Answer: Those familiar with the meat cutters' strike against Times over the Thanksgiving holiday agree that the situation in Kaneohe was particularly bad, describing it variously as "the nastiest" and "the most dramatic."

Police monitoring strikers are there to make sure they comply with picketing laws. "Beyond that, they are not able to tell the picketers where they can picket," said HPD spokeswoman Michelle Yu, citing HRS Chapter 377-7 ("Unfair labor practices of employees") and Chapter 708-814 ("Criminal trespass in the second degree").

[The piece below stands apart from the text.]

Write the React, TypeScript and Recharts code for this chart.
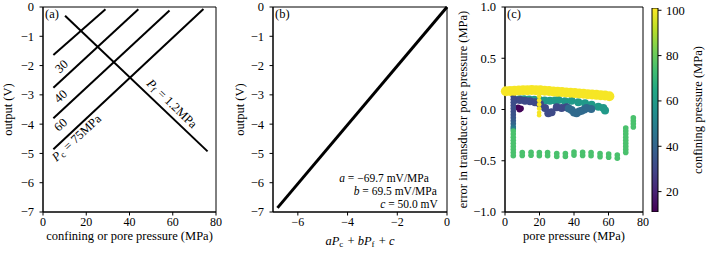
import React from "react";
import {
    ComposedChart,
    ScatterChart,
    Scatter,
    Line,
    Bar,
    XAxis,
    YAxis,
    ReferenceArea,
    ReferenceDot,
    Label,
} from "recharts";

const FONT = "Liberation Serif, Times New Roman, DejaVu Serif, serif";
const FS = 12.5;

// panel (a): calibration lines, [pressure (MPa), output (V)]
const PC30_LINE = [[4.8, -1.64], [28.9, -0.08]];
const PC40_LINE = [[4.8, -2.76], [44.1, -0.08]];
const PC60_LINE = [[4.8, -3.80], [58.5, -0.12]];
const PC75_LINE = [[4.8, -4.86], [74.2, -0.07]];
const PF12_LINE = [[10.2, -0.30], [76.1, -4.93]];

// panel (b): model vs output
const FIT_X = [-6.82, 0];
const FIT_Y = [-6.86, 0];

// panel (c): error runs (pore pressure, error, confining pressure)
const YEL_PF = [0.5, 3, 5.5, 8, 10.5, 13, 15.5, 18, 20.5, 23, 25.5, 28, 30.5, 33, 35.5, 38, 40.5, 43, 45.5, 48, 50.5, 53, 55.5, 58, 60.5];
const YEL_ERR = [0.178, 0.18, 0.182, 0.185, 0.187, 0.189, 0.19, 0.189, 0.187, 0.183, 0.18, 0.176, 0.172, 0.17, 0.166, 0.163, 0.16, 0.157, 0.154, 0.15, 0.147, 0.143, 0.14, 0.136, 0.13];
const SPIKE_PF = [19.8, 19.8, 19.8, 19.8, 19.8, 19.8];
const SPIKE_ERR = [0.13, 0.09, 0.05, 0.01, -0.03, -0.055];

const BLUE_PF = [5.8, 8.7, 11.6, 14.5, 17.4, 20.3, 23.2, 25.1, 27, 30, 32.8, 35.7];
const BLUE_ERR = [0.093, 0.093, 0.086, 0.08, 0.07, 0.053, 0.015, -0.037, -0.028, 0.021, 0.015, 0.021];
const MIDBLUE_PF = [37, 38.6, 40, 41.5, 43, 44.4, 46, 47.3, 50];
const MIDBLUE_ERR = [0.01, -0.005, -0.03, -0.037, -0.02, -0.011, 0.0, 0.015, 0.005];
const TEAL_PF = [8.5, 11, 14, 17, 20, 23, 26, 29, 31, 34.8, 38.6, 42.5, 46.4, 50.2, 54.1, 57, 58];
const TEAL_ERR = [0.1, 0.1, 0.098, 0.095, 0.092, 0.088, 0.085, 0.088, 0.093, 0.08, 0.086, 0.07, 0.06, 0.047, 0.028, 0.015, -0.01];
const PURPLE_PF = [7.6, 8.4, 9.2];
const PURPLE_ERR = [0.02, 0.0, 0.01];

const RAMP_PF = [4.8, 4.8, 4.8, 4.8, 4.8, 4.8, 4.8, 4.8, 4.8, 4.8, 4.8, 4.8];
const RAMP_ERR = [0.13, 0.1, 0.07, 0.04, 0.01, -0.02, -0.05, -0.08, -0.11, -0.14, -0.17, -0.19];
const RAMP_PC = [31, 31, 32, 32, 33, 33, 34, 35, 37, 40, 45, 50];

const GREEN_PF = [
    4.8, 4.8, 4.8, 4.8, 4.8, 4.8, 4.8, 4.8, 4.8,
    10, 10, 15.1, 15.1, 19.9, 19.9, 24.7, 24.7, 30, 30, 35, 35, 40, 40, 45, 45, 49.9, 49.9, 55.1, 55.1, 60.1, 60.1, 65.1, 65.1,
    70, 70, 70, 70, 70, 70, 70, 70, 70,
    74.4, 74.4, 74.4, 74.4,
];
const GREEN_ERR = [
    -0.21, -0.24, -0.27, -0.3, -0.33, -0.36, -0.39, -0.42, -0.45,
    -0.419, -0.449, -0.417, -0.447, -0.42, -0.45, -0.42, -0.45, -0.429, -0.459, -0.429, -0.459, -0.415, -0.445, -0.418, -0.448, -0.42, -0.45, -0.43, -0.46, -0.435, -0.465, -0.445, -0.475,
    -0.18, -0.21, -0.24, -0.27, -0.3, -0.33, -0.36, -0.39, -0.42,
    -0.08, -0.11, -0.14, -0.17,
];

const A_Y_TICKS = [0, -1, -2, -3, -4, -5, -6, -7];
const A_X_TICKS = [0, 20, 40, 60, 80];
const B_X_TICKS = [-6, -4, -2, 0];
const C_Y_TICKS = [1, 0.5, 0, -0.5, -1];
const CBAR_TICKS = [20, 40, 60, 80, 100];
const PC_MIN = 11;
const PC_MAX = 101;

const VIRIDIS = ["#440154", "#482475", "#414487", "#355f8d", "#2a788e", "#21918c", "#22a884", "#44bf70", "#7ad151", "#bddf26", "#fde725"];

function hexToRgb(h: string) {
    return [1, 3, 5].map(i => parseInt(h.slice(i, i + 2), 16));
}

function viridis(v: number) {
    const t = Math.min(1, Math.max(0, (v - PC_MIN) / (PC_MAX - PC_MIN)));
    const s = t * (VIRIDIS.length - 1);
    const i = Math.min(VIRIDIS.length - 2, Math.floor(s));
    const f = s - i;
    const a = hexToRgb(VIRIDIS[i]);
    const b = hexToRgb(VIRIDIS[i + 1]);
    const c = a.map((x, k) => Math.round(x + (b[k] - x) * f));
    return `rgb(${c[0]},${c[1]},${c[2]})`;
}

const toLine = (pts: number[][]) => pts.map(([x, y]) => ({ x, y }));
const run = (pf: number[], err: number[], pc: number | number[]) =>
    pf.map((x, i) => ({ pf: x, err: err[i], pc: Array.isArray(pc) ? pc[i] : pc }));

const minus = (v: number, digits = 0) => {
    const s = Math.abs(v).toFixed(digits);
    return v < 0 ? `\u2212${s}` : s;
};

const tickStyle = { fontSize: FS, fill: "#000", fontFamily: FONT, style: { fontFamily: FONT } };
const axisProps = {
    tick: tickStyle,
    tickLine: { stroke: "#000" },
    axisLine: { stroke: "#000" },
    tickSize: 3.5,
};
const xTick = { ...tickStyle, fontSize: 12 };

const textProps = { fontSize: FS, fill: "#000", style: { fontFamily: FONT } };

const YTitle = ({ viewBox, value, dx }: any) => {
    const x = viewBox.x + dx;
    const y = viewBox.y + viewBox.height / 2;
    return (
        <text x={x} y={y} transform={`rotate(-90 ${x} ${y})`} textAnchor="middle" dominantBaseline="central" {...textProps}>
            {value}
        </text>
    );
};

const XTitle = ({ viewBox, value, dy }: any) => {
    const x = viewBox.x + viewBox.width / 2;
    const y = viewBox.y + dy;
    return (
        <text x={x} y={y} textAnchor="middle" dominantBaseline="central" {...textProps}>
            {value}
        </text>
    );
};

const rotText = (content: React.ReactNode, angle: number) => (p: any) => (
    <text
        x={p.cx}
        y={p.cy}
        transform={`rotate(${angle} ${p.cx} ${p.cy})`}
        textAnchor="middle"
        dominantBaseline="central"
        {...textProps}
    >
        {content}
    </text>
);

const endText = (content: React.ReactNode) => (p: any) => (
    <text x={p.cx} y={p.cy} textAnchor="end" dominantBaseline="central" {...textProps} fontSize={11.5}>
        {content}
    </text>
);

const dotShape = (r: number) => (p: any) =>
    <circle cx={p.cx} cy={p.cy} r={r} fill={viridis(p.payload.pc)} />;

const Sub = ({ children }: { children: string }) => (
    <>
        <tspan dy={3} fontSize={9}>{children}</tspan>
        <tspan dy={-3}>{"\u200a"}</tspan>
    </>
);

const PanelA = () => (
    <ComposedChart width={230} height={255} margin={{ top: 7, right: 14, bottom: 0, left: 0 }}>
        <XAxis type="number" dataKey="x" domain={[0, 80]} ticks={A_X_TICKS} interval={0} height={43} tickMargin={2} {...axisProps} tick={xTick}>
            <Label content={(p: any) => <XTitle {...p} value="confining or pore pressure (MPa)" dy={24} />} />
        </XAxis>
        <YAxis type="number" domain={[-7, 0]} ticks={A_Y_TICKS} interval={0} width={43} tickMargin={5.5}
            tickFormatter={(v: number) => minus(v)} {...axisProps}>
            <Label content={(p: any) => <YTitle {...p} value="output (V)" dx={8} />} />
        </YAxis>
        <ReferenceArea x1={0} x2={80} y1={-7} y2={0} fill="none" stroke="#000" strokeWidth={1}
            label={{ value: "(a)", position: "insideTopLeft", offset: 2, ...textProps }} />
        {[PC30_LINE, PC40_LINE, PC60_LINE, PC75_LINE, PF12_LINE].map((l, i) => (
            <Line key={i} data={toLine(l)} dataKey="y" stroke="#000" strokeWidth={2} dot={false} isAnimationActive={false} />
        ))}
        <ReferenceDot x={8.6} y={-2.03} shape={rotText("30", -43)} />
        <ReferenceDot x={8.2} y={-3.05} shape={rotText("40", -43)} />
        <ReferenceDot x={8.2} y={-4.02} shape={rotText("60", -43)} />
        <ReferenceDot x={15.5} y={-4.47} shape={rotText(
            <>
                <tspan fontStyle="italic">P</tspan>
                <Sub>c</Sub>
                <tspan> = 75MPa</tspan>
            </>, -43)} />
        <ReferenceDot x={59.6} y={-3.3} shape={rotText(
            <>
                <tspan fontStyle="italic">P</tspan>
                <Sub>f</Sub>
                <tspan> = 1.2MPa</tspan>
            </>, 44)} />
    </ComposedChart>
);

const fitData = FIT_X.map((x, i) => ({ x, y: FIT_Y[i] }));

const PanelB = () => (
    <ComposedChart width={222} height={255} margin={{ top: 7, right: 5, bottom: 0, left: 0 }}>
        <XAxis type="number" dataKey="x" domain={[-7, 0]} ticks={B_X_TICKS} interval={0} height={43} tickMargin={2}
            tickFormatter={(v: number) => minus(v)} {...axisProps} tick={xTick}>
            <Label content={(p: any) => (
                <XTitle {...p} dy={29} value={
                    <>
                        <tspan fontStyle="italic">aP</tspan>
                        <Sub>c</Sub>
                        <tspan> + </tspan>
                        <tspan fontStyle="italic">bP</tspan>
                        <Sub>f</Sub>
                        <tspan> + </tspan>
                        <tspan fontStyle="italic">c</tspan>
                    </>
                } />
            )} />
        </XAxis>
        <YAxis type="number" domain={[-7, 0]} ticks={A_Y_TICKS} interval={0} width={43} tickMargin={5.5}
            tickFormatter={(v: number) => minus(v)} {...axisProps}>
            <Label content={(p: any) => <YTitle {...p} value="output (V)" dx={10} />} />
        </YAxis>
        <ReferenceArea x1={-7} x2={0} y1={-7} y2={0} fill="none" stroke="#000" strokeWidth={1}
            label={{ value: "(b)", position: "insideTopLeft", offset: 2, ...textProps }} />
        <Line data={fitData} dataKey="y" stroke="#000" strokeWidth={3} dot={false} isAnimationActive={false} />
        <ReferenceDot x={-0.73} y={-5.83} shape={endText(
            <><tspan fontStyle="italic">a</tspan> = {"\u2212"}69.7 mV/MPa</>)} />
        <ReferenceDot x={-0.41} y={-6.27} shape={endText(
            <><tspan fontStyle="italic">b</tspan> = 69.5 mV/MPa</>)} />
        <ReferenceDot x={-0.37} y={-6.71} shape={endText(
            <><tspan fontStyle="italic">c</tspan> = 50.0 mV</>)} />
    </ComposedChart>
);

const SERIES_C = [
    { data: run(TEAL_PF, TEAL_ERR, 59), r: 4 },
    { data: run(BLUE_PF, BLUE_ERR, 31), r: 4 },
    { data: run(MIDBLUE_PF, MIDBLUE_ERR, 42), r: 4 },
    { data: run(PURPLE_PF, PURPLE_ERR, 12), r: 3 },
    { data: run(RAMP_PF, RAMP_ERR, RAMP_PC), r: 2.8 },
    { data: run(GREEN_PF, GREEN_ERR, 75), r: 2.8 },
    { data: run(YEL_PF, YEL_ERR, 100), r: 5 },
    { data: run(SPIKE_PF, SPIKE_ERR, 100), r: 2.3 },
];

const PanelC = () => (
    <ScatterChart width={198} height={255} margin={{ top: 7, right: 7, bottom: 0, left: 0 }}>
        <XAxis type="number" dataKey="pf" domain={[0, 80]} ticks={A_X_TICKS} interval={0} height={43} tickMargin={2} {...axisProps} tick={xTick}>
            <Label content={(p: any) => <XTitle {...p} value="pore pressure (MPa)" dy={24} />} />
        </XAxis>
        <YAxis type="number" dataKey="err" domain={[-1, 1]} ticks={C_Y_TICKS} interval={0} width={53} tickMargin={5.5}
            tickFormatter={(v: number) => minus(v, 1)} {...axisProps}>
            <Label content={(p: any) => <YTitle {...p} value="error in transducer pore pressure (MPa)" dx={11} />} />
        </YAxis>
        <ReferenceArea x1={0} x2={80} y1={-1} y2={1} fill="none" stroke="#000" strokeWidth={1}
            label={{ value: "(c)", position: "insideTopLeft", offset: 2, ...textProps }} />
        {SERIES_C.map((s, i) => (
            <Scatter key={i} data={s.data} shape={dotShape(s.r)} isAnimationActive={false} />
        ))}
    </ScatterChart>
);

const cbarData = [{ name: "pc", range: [PC_MIN, PC_MAX] }];

const ColorBar = () => (
    <ComposedChart width={63} height={255} data={cbarData} barCategoryGap={0}
        margin={{ top: 8, right: 0, bottom: 43, left: 7 }}>
        <XAxis type="category" dataKey="name" hide />
        <YAxis type="number" orientation="right" domain={[PC_MIN, PC_MAX]} ticks={CBAR_TICKS} interval={0}
            allowDataOverflow width={50} tickMargin={4.5} {...axisProps} axisLine={false}>
            <Label content={(p: any) => <YTitle {...p} value="confining pressure (MPa)" dx={40} />} />
        </YAxis>
        <Bar dataKey="range" fill="url(#viridisGrad)" stroke="#000" strokeWidth={1} isAnimationActive={false} />
    </ComposedChart>
);

export default function App() {
    return (
        <div style={{ position: "absolute", left: 0, top: 0, width: 708, height: 255, background: "#fff", fontFamily: FONT }}>
            <svg width={0} height={0} style={{ position: "absolute" }}>
                <defs>
                    <linearGradient id="viridisGrad" x1="0" y1="1" x2="0" y2="0">
                        {VIRIDIS.map((c, i) => (
                            <stop key={i} offset={i / (VIRIDIS.length - 1)} stopColor={c} />
                        ))}
                    </linearGradient>
                </defs>
            </svg>
            <div style={{ position: "absolute", left: 0, top: 0 }}><PanelA /></div>
            <div style={{ position: "absolute", left: 230, top: 0 }}><PanelB /></div>
            <div style={{ position: "absolute", left: 452, top: 0 }}><PanelC /></div>
            <div style={{ position: "absolute", left: 645, top: 0 }}><ColorBar /></div>
        </div>
    );
}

An employee is not "to hinder or prevent, by mass picketing, threats, intimidation, force or coercion of any kind, the pursuit of any lawful work or employment, or to obstruct or interfere with entrance to or egress from any place of employment or to obstruct or interfere with free and uninterrupted use of public roads, streets, highways, railways, airports or other ways of travel or conveyance."

Picketing, or any other activity or conduct regulated by the National Labor Relations Act, is exempt from the petty misdemeanor charge of second-degree criminal trespass.

Yu said Kaneohe police "did receive some complaints and supervisors did look at the situation," but the pickets were in compliance with the law.

However, Beth Tom, president of Price Busters, said customers and employees were harassed by picketers. Because people were able to get to Times via a back entrance, the main-entrance picketing ended up hurting her store and three other KSC businesses more than Times, she said. She estimates her business dropped 30 percent.

Still, although the situation got "out of control" and one officer "went ballistic," Tom said police, overall, "did the best they possibly could do."

Hank Leandro of Leandro Corp., which manages KSC, said he asked picketers to move off center property at the request of Times security officials. Realizing other businesses would be adversely affected, Leandro said he didn't want to do that. But, faced with the possibility that "things might get out of hand," he said he complied.

Times spokesman David Higashiyama said Times was following "standard procedure" in asking that pickets move away to a public sidewalk.

The problem was that picketers in front of the store were literally within arm's reach of customers, posing a threatening situation, he said. "Our first thought is for our customers," he said.

Local 996 business representative Peter Sturges said the primary picket site is in front of a business. But if asked to move off private property, pickets have to comply, he said.

"If we function within the parameters of the law, we have the right to put up a legal picket line," Sturges said. In that case, "we wouldn't incur any liability."

The union does "apologize to the public for any inconvenience caused during the legal picketing," said Local 996 president Mel Kahele.